14. Inference, Solution
Inference
Let's put all these pieces together! One of the coolest ways to test a model like this is to give it user-generated data, without any true label, and see what happens. So, in this case, that data will just be a single string: a review that you can write and here’s just one
test_review
as an example:
# negative test review
test_review_neg = 'The worst movie I have seen; acting was terrible and I want my money back. This movie had bad acting and the dialogue was slow.'
We can see that this review is a negative one, but let's see if our model can identify it's sentiment correctly!
Our task is to write a
predict
function that takes in a trained model, a
test_review
like this one that is just normal text and punctuation, a
sequence_length
for padding.
The process by which you make predictions based on user data, is called inference .
Pre-process the
test_review
The first thing we'll have to do it to process the
test_review
, so that it is converted into a tensor that our model can see as input. In fact, this involves quite a lot of pre-processing, but nothing that you haven't seen before!

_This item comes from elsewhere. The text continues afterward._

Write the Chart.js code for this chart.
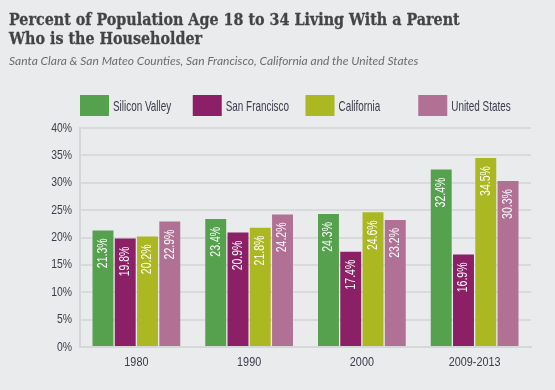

I broke this down into a series of steps.
I have a helper function
tokenize_review
that is responsible for doing some data processing on my test_review.
It takes in my test_review, and then does a couple of things:
-
First, I convert my
test_review
to lowercase, and remove any punctuation, so I’m left with all text. - Then I breaks it into individual words with split(), and I’m left with a list of words in the review.
-
I encode those words using the
vocab_to_int
dictionary that we already defined, near the start of this lesson.
Now, I am assuming a few things here, including: this review is one review, not a batch, and that this review only includes words already in our dictionary, and in this case that will be true, but you can add code to handle unknown characters, I just didn’t do that in my model.
from string import punctuation
def tokenize_review(test_review):
test_review = test_review.lower() # lowercase
# get rid of punctuation
test_text = ''.join([c for c in test_review if c not in punctuation])
# splitting by spaces
test_words = test_text.split()
# tokens
test_ints = []
test_ints.append([vocab_to_int[word] for word in test_words])
return test_ints
Okay, so this tokenize function returns a list of integers; my tokenized review!
Padding and converting into a Tensor
For my next couple of steps, I’m going to pad the ints, returned by the
tokenize_review
function and shape them into our
sequence_length
size; since our model was trained on sequence lengths of 200, I’m going to use the same length, here. I'll pad it using the
pad_features
function that we defined earlier.
Finally, I’m going to convert the padded result into a Tensor. So, these are all the steps, and I’m going to wrap this all up in my predict function.
def predict(net, test_review, sequence_length=200):
net.eval()
# tokenize review
test_ints = tokenize_review(test_review)
# pad tokenized sequence
seq_length=sequence_length
features = pad_features(test_ints, seq_length)
# convert to tensor to pass into your model
feature_tensor = torch.from_numpy(features)
batch_size = feature_tensor.size(0)
# initialize hidden state
h = net.init_hidden(batch_size)
if(train_on_gpu):
feature_tensor = feature_tensor.cuda()
# get the output from the model
output, h = net(feature_tensor, h)
# convert output probabilities to predicted class (0 or 1)
pred = torch.round(output.squeeze())
# printing output value, before rounding
print('Prediction value, pre-rounding: {:.6f}'.format(output.item()))
# print custom response
if(pred.item()==1):
print("Positive review detected!")
else:
print("Negative review detected.")
So, using the passed in arguments, I’m tokenizing my review using my helper function, then padding it using my pad function, and converting it into a Tensor that can be seen by my model.
Then, I’m passing this tensor into my trained net which will return an output of length one. With this output, I can grab the most likely class, which will be the rounded value 0 or 1; this is my prediction!
Lastly, I want to print out a custom message for a positive or negative detected review, and I’m doing that at the bottom of the above function!
You can test this out on sample positive and negative text reviews to see how this trained model behaves! Below, you can see how it identifies our negative test review correctly.
Conclusion
Now that you have a trained model and a predict function, you can pass in any kind of text and this model will predict whether the text has a positive or negative sentiment. You can use this to try to find what words it associates with positive or negative sentiment.
Later, you'll learn how to deploy a model like this to a production environment so that it can respond to any kind of user data put into a web app!
For now, great job implementing so many kinds of recurrent neural networks!!